Review by Will O'Bryan
Rating: (5 out of 5)
Saturday, 10/15/2005, 11:00 AM
Shorts presentation, $9 at Goethe Institut Inter Nationes
Hebrew & Norwegian, both with English subtitles
THE INTERNATIONAL WOMEN program pulls together two fairly disparate documentary films. A journey into the lives of Orthodox-Jewish lesbians in Israel, followed by the video diary of a young, Norwegian transsexual. Both are moving and surprisingly powerful.

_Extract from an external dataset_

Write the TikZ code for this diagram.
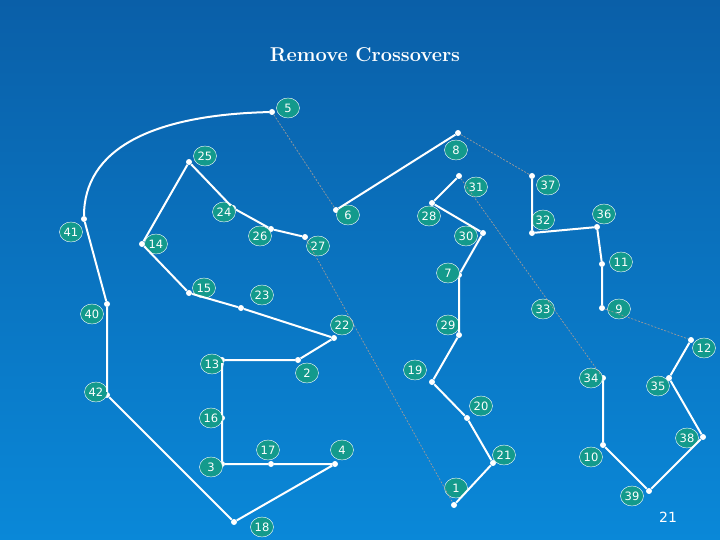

In the tradition of Sandi Simcha Dubowski's Trembling Before G-d, the 2001 look at gay and lesbian Hasidic and Orthodox Jews, Keep Not Silent: Ortho-Dykes (), offers frank — usually clandestine — discussions with a handful of lesbians whose relationships with God are central to their lives in every way. Out of respect for that relationship, some have taken husbands and borne children — 10 in the case of one anonymous interviewee. Others have avoided contact with women as a form of self-discipline. One interviewee, the daughter of a rabbi, and easily as pious as the rest, has put her faith in God for making her a lesbian. Her commitment ceremony will easily bring tears to some viewers. Director Ilil Alexander's genuine video-conference conversations illustrate the stark contrast of ancient texts and the modern world. Furthermore, she fleshes out mood for her film with day-to-day urban scenes of Orthodox neighborhoods, giving a complete experience.
In another corner of the world, Morten is transforming into Monica, in 100% Human (). Video camera in-hand, she seems eager to take us all along with her. This quirky movie is more than video confessional, however. Monica's mother is equally frank, sharing all her emotional reactions to her daughter's transsexualism. Monica herself stars in three music videos, interspersed throughout the film. These video interludes may seem a bit corny, but there is no doubting their sincerity. The same doesn't hold for directors Jan Dalchow and Trond Winterkjaer adding scenes of a small child as the young Monica/Morten, for example, pulling a dress from the clothesline for emotional support, nor all the underwater filming that doesn't tell us much as metaphor, but makes quite clear that Monica is not terribly fond of opening her eyes underwater.
These little quirks don't hurt 100% Human too much. Monica is so forthright in sharing her transformation, from hormones to surgery, it's easy to allow her a pop-star indulgence. She's just too charming not to forgive. And she's offering audiences more, by way of insight, than they'll ever be able to repay.